» WHAT NEEDS TO BE DONE
Set down each record below precisely, skipping the pictures.

Records with drawing code
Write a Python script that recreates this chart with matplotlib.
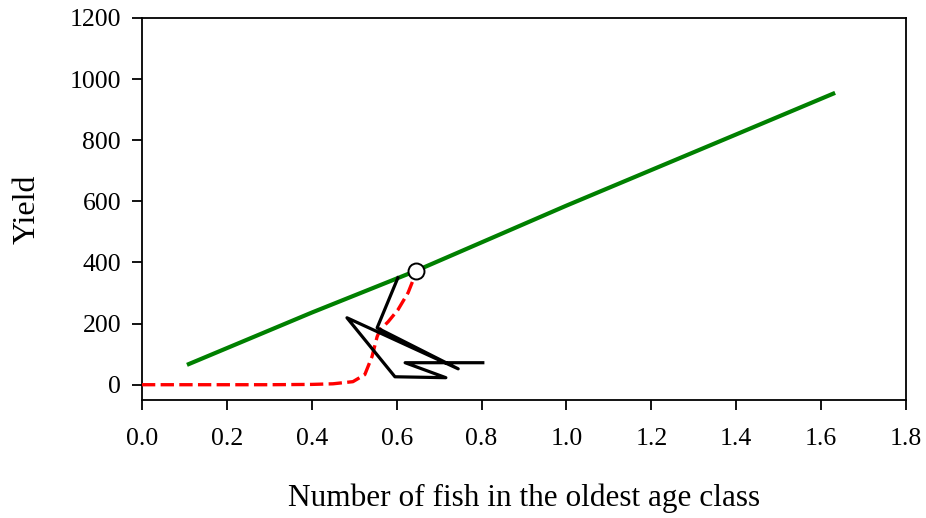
import matplotlib
matplotlib.use("Agg")
import matplotlib.pyplot as plt

# Yield vs. abundance of the oldest age class
green_x = [0.106, 0.40, 0.646, 1.00, 1.40, 1.633]
green_y = [65, 236, 373, 586, 819, 955]

red_x = [0.0, 0.10, 0.20, 0.30, 0.40, 0.45, 0.497, 0.525, 0.542, 0.554,
         0.561, 0.580, 0.603, 0.627, 0.639, 0.646]
red_y = [0, 0, 0, 0, 1, 3, 10, 33, 92, 157, 180, 206, 245, 301, 343, 362]

black_x = [0.603, 0.554, 0.745, 0.483, 0.596, 0.716, 0.620, 0.803]
black_y = [350, 186, 52, 219, 26, 23, 72, 72]

point_x = [0.646]
point_y = [373]

xticks = [0.0, 0.2, 0.4, 0.6, 0.8, 1.0, 1.2, 1.4, 1.6, 1.8]
yticks = [0, 200, 400, 600, 800, 1000, 1200]

plt.rcParams['font.family'] = ['Liberation Serif', 'DejaVu Serif']

fig = plt.figure(figsize=(9.26, 5.18), dpi=100)
ax = fig.add_axes([0.1533, 0.2278, 0.8251, 0.7375])

ax.plot(green_x, green_y, color='#008000', lw=3.0, solid_capstyle='butt', zorder=2)
ax.plot(red_x, red_y, color='red', lw=2.4, dashes=(4, 1.6), zorder=3)
ax.plot(black_x, black_y, color='black', lw=2.3, zorder=4)
ax.plot(point_x, point_y, 'o', ms=11.5, mfc='white', mec='black', mew=1.4, zorder=5)

ax.set_xlim(0, 1.8)
ax.set_ylim(-50, 1200)
ax.set_xticks(xticks)
ax.set_xticklabels([f"{v:.1f}" for v in xticks])
ax.set_yticks(yticks)
ax.set_yticklabels([str(v) for v in yticks])

ax.tick_params(direction='out', length=7, width=1.3, labelsize=18.5,
               top=False, right=False)
ax.tick_params(axis='x', pad=13)
ax.tick_params(axis='y', pad=8)
for s in ax.spines.values():
    s.set_linewidth(1.3)

ax.set_xlabel("Number of fish in the oldest age class", fontsize=22.5, labelpad=24)
ax.set_ylabel("Yield", fontsize=23, labelpad=20)

fig.savefig("out.png", dpi=100)
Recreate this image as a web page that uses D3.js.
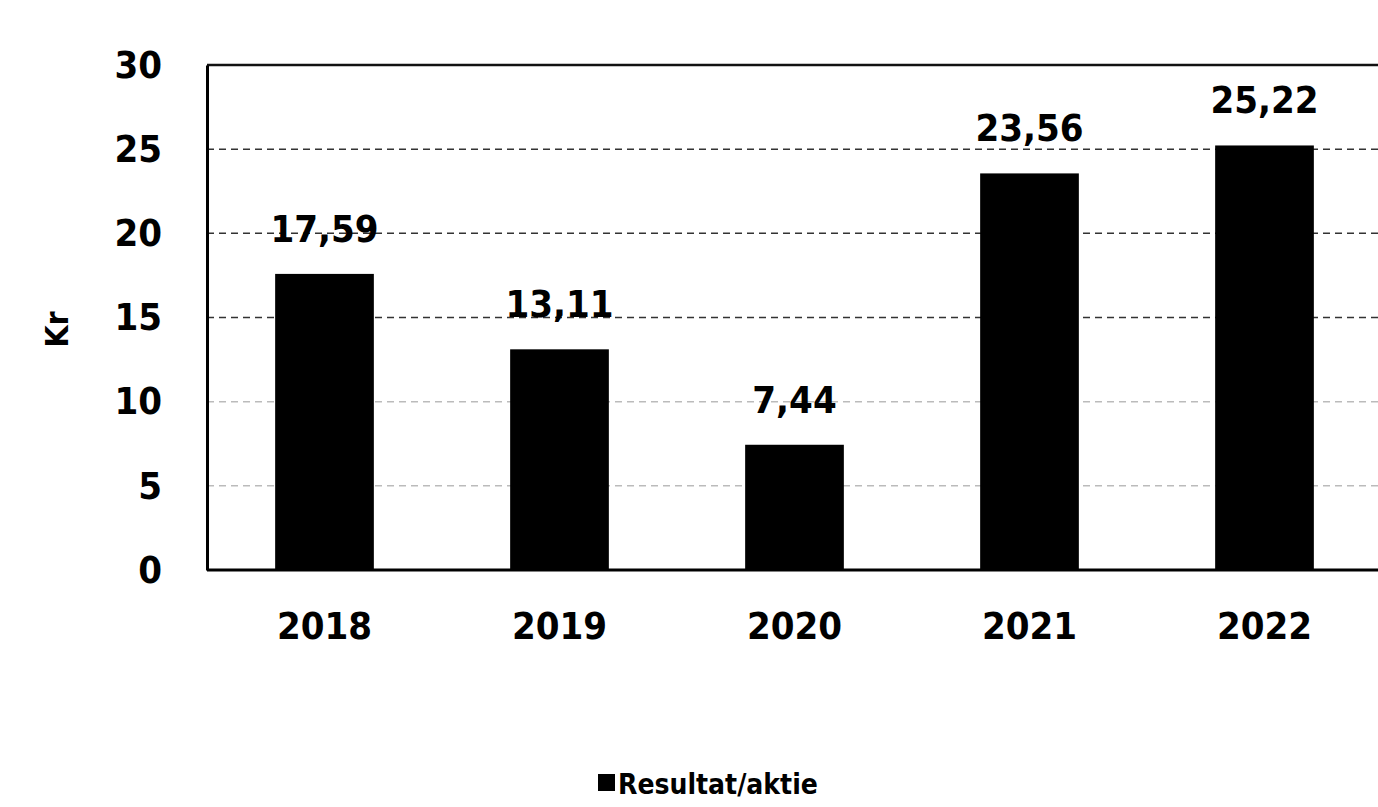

» SOLUTION FOR THIS PROBLEM
Write a Python script that recreates this chart with matplotlib.
import matplotlib
matplotlib.use("Agg")
import matplotlib.pyplot as plt

# Yield vs. abundance of the oldest age class
green_x = [0.106, 0.40, 0.646, 1.00, 1.40, 1.633]
green_y = [65, 236, 373, 586, 819, 955]

red_x = [0.0, 0.10, 0.20, 0.30, 0.40, 0.45, 0.497, 0.525, 0.542, 0.554,
         0.561, 0.580, 0.603, 0.627, 0.639, 0.646]
red_y = [0, 0, 0, 0, 1, 3, 10, 33, 92, 157, 180, 206, 245, 301, 343, 362]

black_x = [0.603, 0.554, 0.745, 0.483, 0.596, 0.716, 0.620, 0.803]
black_y = [350, 186, 52, 219, 26, 23, 72, 72]

point_x = [0.646]
point_y = [373]

xticks = [0.0, 0.2, 0.4, 0.6, 0.8, 1.0, 1.2, 1.4, 1.6, 1.8]
yticks = [0, 200, 400, 600, 800, 1000, 1200]

plt.rcParams['font.family'] = ['Liberation Serif', 'DejaVu Serif']

fig = plt.figure(figsize=(9.26, 5.18), dpi=100)
ax = fig.add_axes([0.1533, 0.2278, 0.8251, 0.7375])

ax.plot(green_x, green_y, color='#008000', lw=3.0, solid_capstyle='butt', zorder=2)
ax.plot(red_x, red_y, color='red', lw=2.4, dashes=(4, 1.6), zorder=3)
ax.plot(black_x, black_y, color='black', lw=2.3, zorder=4)
ax.plot(point_x, point_y, 'o', ms=11.5, mfc='white', mec='black', mew=1.4, zorder=5)

ax.set_xlim(0, 1.8)
ax.set_ylim(-50, 1200)
ax.set_xticks(xticks)
ax.set_xticklabels([f"{v:.1f}" for v in xticks])
ax.set_yticks(yticks)
ax.set_yticklabels([str(v) for v in yticks])

ax.tick_params(direction='out', length=7, width=1.3, labelsize=18.5,
               top=False, right=False)
ax.tick_params(axis='x', pad=13)
ax.tick_params(axis='y', pad=8)
for s in ax.spines.values():
    s.set_linewidth(1.3)

ax.set_xlabel("Number of fish in the oldest age class", fontsize=22.5, labelpad=24)
ax.set_ylabel("Yield", fontsize=23, labelpad=20)

fig.savefig("out.png", dpi=100)
Recreate this image as a web page that uses D3.js.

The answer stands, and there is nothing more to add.